The designers and founders: Surya Sajnani is the illustrator, designer and co-founder of Wee Gallery with her husband, David Pinto. The couple started the company after their son was born.
What’s popular: Art Cards for Baby ($12.95 for a box of six); temporary tattoos ($7.95 for 12; often used as birthday favors); greeting cards ($4.95); and the activity books ($4.95).
Fun (or unusual) request: Adult-size blankets that are as soft as the baby ones.
Claim to fame: Art Cards for Baby are sold at the Museum of Modern Art in New York and the Museum of Modern Art in San Francisco.
What’s next: A textile line, which will include organic muslin swaddles, canvas growth charts and stuffed animals.
Make it personal
Tennessee artist Lexie Armstrong enjoys painting individual place cards for guests at her dinner parties.

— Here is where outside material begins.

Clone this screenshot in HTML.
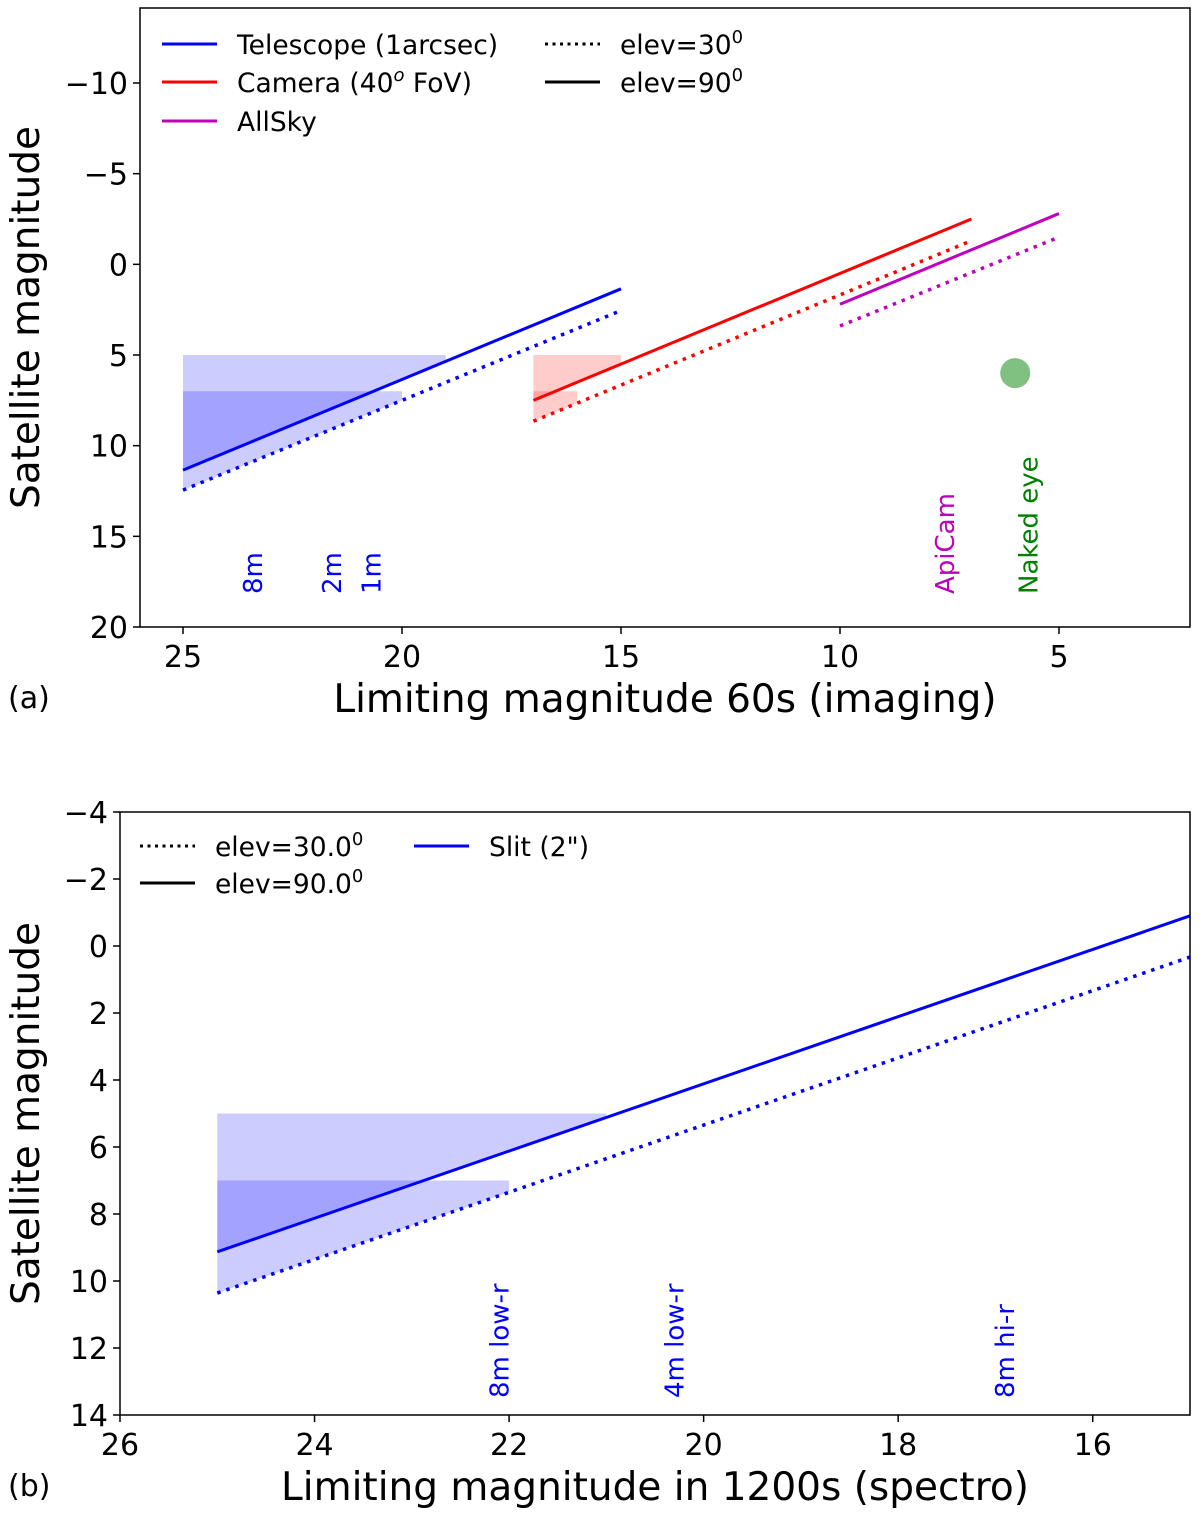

But two years ago, she started selling her whimsical and sophisticated place cards for others to enjoy.
The artist: She grew up in Grosse Pointe, Mich., and graduated from Dartmouth College. She received an MFA at American University and studied art history in London. She lives with her family on a horse farm in Franklin, where she paints as well as raises her three boys, chickens and horses and works in her organic garden.
The goods: Sets of 12 printed place cards ($50) based on her original watercolors. Also, gift tags (six for $25) and note cards (10 for $55). (On the more serious side, Armstrong’s work ranges from her “ceiling” series, oversized oils abstracted from Baroque ceiling frescoes, to landscapes and animals.)
What’s popular: Turkey place cards, especially for Thanksgiving; fox and hound place cards; trout note cards; butterfly gift tags.
Other favorites: Custom animal portraits ($250-$1,250).
Claim to fame: Place cards appeared in House Beautiful magazine this year. Also creating artwork for many high-end charity events in Nashville, Tenn., such as the Antiques and Garden Show, the Swan Ball and Sunday in the Park.
What’s next: Custom artwork for invitations and “watercolor maps.”